Of course this must contain a great deal of truth. It is particularly effective when Boyle traces a sort of Pygmalion complex running right through the poetry, finally flowering in the “astonishing energy and novelty” of the erotic Roman Elegies. Here under the poet’s hand, and in the bed of his mistress “Faustina,” antique marble becomes living flesh, in the famous lines:
Only thus I appreciate marble; reflecting, comparing,
See with an eye that can feel, feel with an hand that can see.
To bring such poetry closer to us is perhaps, in the end, the hardest thing of all; and it is what Nicholas Boyle does best. He leaves us with the most powerful literary impression of the forty-year-old Goethe, professionally reestablished on his own terms in the Weimar administration, his “center” intellectually and emotionally secured with the birth of a son, and the whole energy of his genius turning outward—like some huge searchlight—to sweep the gathering storms of Europe.

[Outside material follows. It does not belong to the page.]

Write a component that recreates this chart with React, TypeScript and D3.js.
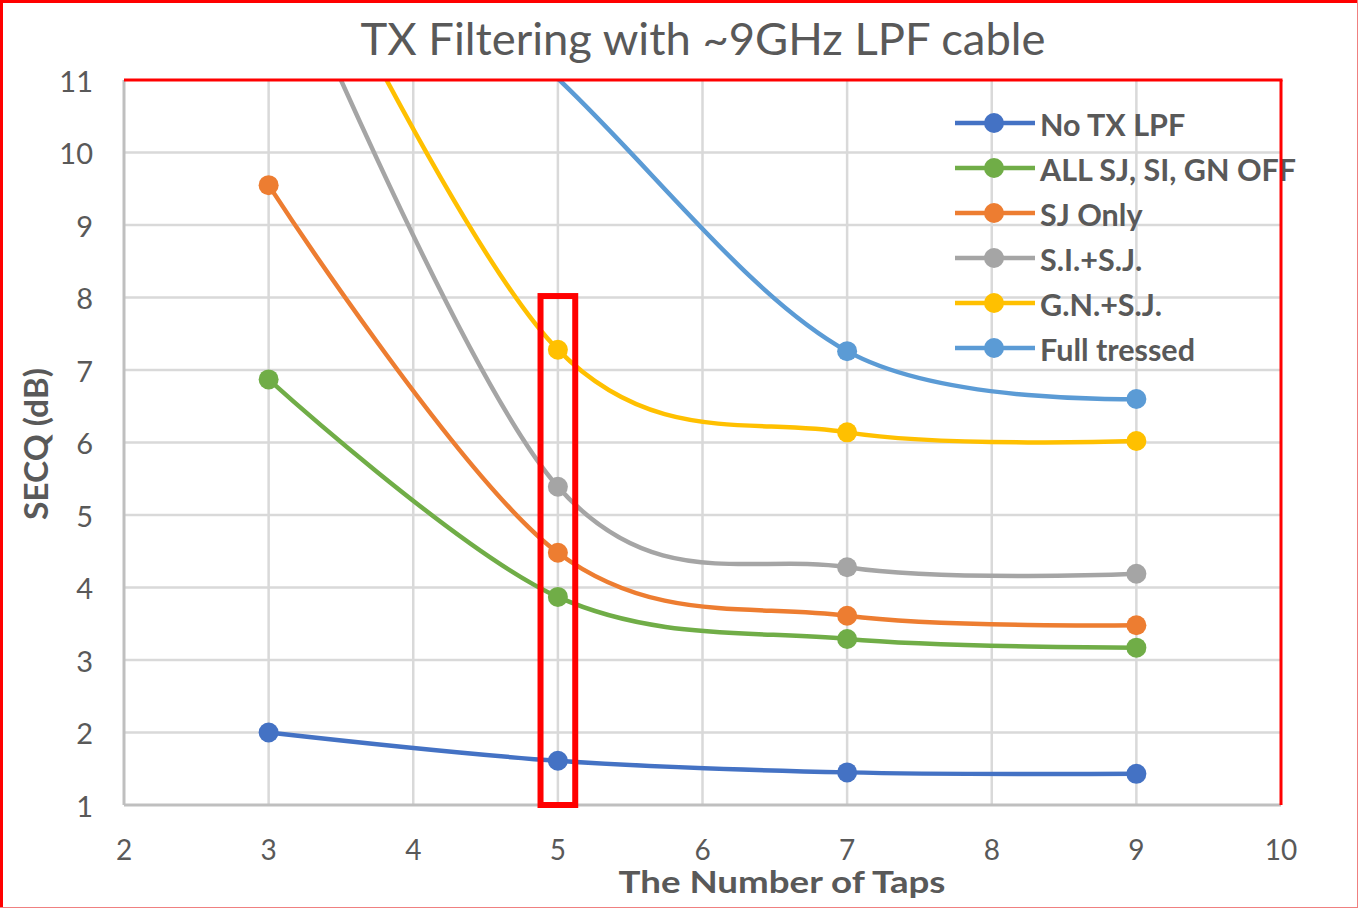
import React from 'react';
import * as d3 from 'd3';

const taps = [3, 5, 7, 9];
const seriesNames = ['No TX LPF', 'ALL SJ, SI, GN OFF', 'SJ Only', 'S.I.+S.J.', 'G.N.+S.J.', 'Full tressed'];
const noTxLpf = [2.0, 1.61, 1.45, 1.43];
const allOff = [6.87, 3.87, 3.29, 3.17];
const sjOnly = [9.55, 4.48, 3.61, 3.48];
const siSj = [13.3, 5.39, 4.28, 4.19];
const gnSj = [14.2, 7.28, 6.14, 6.02];
const fullTressed = [14.8, 11.02, 7.26, 6.6];
const seriesColors = ['#4472C4', '#70AD47', '#ED7D31', '#A5A5A5', '#FFC000', '#5B9BD5'];
const xTicks = [2, 3, 4, 5, 6, 7, 8, 9, 10];
const yTicks = [1, 2, 3, 4, 5, 6, 7, 8, 9, 10, 11];
const highlightX = [4.88, 5.12];
const highlightY = [1, 8.02];

const allSeries = [noTxLpf, allOff, sjOnly, siSj, gnSj, fullTressed];

const W = 1358;
const H = 908;
const L = 124, R = 1281, T = 80, B = 805;
const FONT = 'Lato, "Open Sans", sans-serif';
const TXT = '#595959';

export default function App() {
  const x = d3.scaleLinear().domain([2, 10]).range([L, R]);
  const y = d3.scaleLinear().domain([1, 11]).range([B, T]);
  const line = d3
    .line<[number, number]>()
    .x((d) => x(d[0]))
    .y((d) => y(d[1]))
    .curve(d3.curveCatmullRom.alpha(0));

  return (
    <svg width={W} height={H} style={{ position: 'absolute', left: 0, top: 0, background: '#fff' }}>
      <defs>
        <clipPath id="plotClip">
          <rect x={L} y={T} width={R - L} height={B - T} />
        </clipPath>
      </defs>
      <rect x={0} y={0} width={W} height={H} fill="#fff" />
      {/* gridlines */}
      {yTicks.filter((t) => t > 1 && t < 11).map((t) => (
        <line key={'gy' + t} x1={L} x2={R} y1={y(t)} y2={y(t)} stroke="#d9d9d9" strokeWidth={2.5} />
      ))}
      {xTicks.filter((t) => t > 2 && t < 10).map((t) => (
        <line key={'gx' + t} x1={x(t)} x2={x(t)} y1={T} y2={B} stroke="#d9d9d9" strokeWidth={2.5} />
      ))}
      {/* axes */}
      <line x1={L} x2={L} y1={T} y2={B} stroke="#bfbfbf" strokeWidth={3} />
      <line x1={L} x2={R} y1={B} y2={B} stroke="#bfbfbf" strokeWidth={3} />
      {/* tick labels */}
      {yTicks.map((t) => (
        <text key={'ty' + t} x={93} y={y(t)} textAnchor="end" dominantBaseline="central" fontFamily={FONT} fontSize={29} fill={TXT}>
          {t}
        </text>
      ))}
      {xTicks.map((t) => (
        <text key={'tx' + t} x={x(t)} y={860} textAnchor="middle" fontFamily={FONT} fontSize={28} fill={TXT}>
          {t}
        </text>
      ))}
      {/* series */}
      <g clipPath="url(#plotClip)">
        {allSeries.map((vals, i) => (
          <path
            key={'s' + i}
            d={line(taps.map((t, j) => [t, vals[j]] as [number, number])) || ''}
            fill="none"
            stroke={seriesColors[i]}
            strokeWidth={4.5}
            strokeLinejoin="round"
          />
        ))}
      </g>
      {allSeries.map((vals, i) => (
        <g key={'m' + i}>
          {taps.map((t, j) =>
            vals[j] <= 11 ? <circle key={j} cx={x(t)} cy={y(vals[j])} r={10} fill={seriesColors[i]} /> : null
          )}
        </g>
      ))}
      {/* highlight box */}
      <rect
        x={x(highlightX[0])}
        y={y(highlightY[1])}
        width={x(highlightX[1]) - x(highlightX[0])}
        height={y(highlightY[0]) - y(highlightY[1])}
        fill="none"
        stroke="#ff0000"
        strokeWidth={6}
      />
      {/* legend */}
      {seriesNames.map((n, i) => {
        const cy = 123 + i * 45;
        return (
          <g key={'l' + i}>
            <line x1={955} x2={1035} y1={cy} y2={cy} stroke={seriesColors[i]} strokeWidth={4.5} />
            <circle cx={994} cy={cy} r={10} fill={seriesColors[i]} />
            <text x={1040} y={cy + 1} dominantBaseline="central" fontFamily={FONT} fontWeight="bold" fontSize={30.5} fill={TXT}>
              {n}
            </text>
          </g>
        );
      })}
      {/* plot red border top/right */}
      <line x1={L} x2={R + 1.5} y1={T} y2={T} stroke="#ff0000" strokeWidth={3} />
      <line x1={R} x2={R} y1={T} y2={B} stroke="#ff0000" strokeWidth={3} />
      {/* titles */}
      <text x={703} y={38} textAnchor="middle" dominantBaseline="central" fontFamily={FONT} fontSize={44} textLength={685} lengthAdjust="spacingAndGlyphs" fill={TXT}>
        TX Filtering with ~9GHz LPF cable
      </text>
      <text x={782} y={893} textAnchor="middle" fontFamily={FONT} fontWeight="bold" fontSize={30} textLength={327} lengthAdjust="spacingAndGlyphs" fill={TXT}>
        The Number of Taps
      </text>
      <text
        transform={`translate(35,444) rotate(-90)`}
        textAnchor="middle"
        dominantBaseline="central"
        fontFamily={FONT}
        fontWeight="bold"
        fontSize={32}
        textLength={152}
        lengthAdjust="spacingAndGlyphs"
        fill={TXT}
      >
        SECQ (dB)
      </text>
      {/* outer border */}
      <line x1={0} x2={W} y1={1.5} y2={1.5} stroke="#ff0000" strokeWidth={3} />
      <line x1={1.5} x2={1.5} y1={0} y2={H} stroke="#ff0000" strokeWidth={3} />
      <line x1={W - 0.5} x2={W - 0.5} y1={0} y2={H} stroke="#f08080" strokeWidth={1} />
      <line x1={0} x2={W} y1={H - 0.5} y2={H - 0.5} stroke="#f08080" strokeWidth={1} />
    </svg>
  );
}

So despite all the problems of biographical narrative I have indicated, Goethe emerges as a tremendous achievement. Though in a very different manner, it is a worthy successor to Lewes and the great tradition. It is, in its own way, a magisterial act of translation between cultures: it gives us “the knowledge,” and makes us part of a wider world. It strikes me particularly that with the reintegration of a unified Germany into the heart of contemporary Europe, we have been given a Goethe for our time, as well as his. Forging his own way between Frankfurt (the West), Weimar (the East), and Rome (the blessed South), Goethe’s life and work form a kind of allegory—as Keats said all serious biography should—for our own age. His powers of renewal, of transformation, are made intriguing and exemplary. Awaiting hopefully for Nicholas Boyle’s Volume Two, one might wonder if the true Goethezeit is only now arriving on the building site.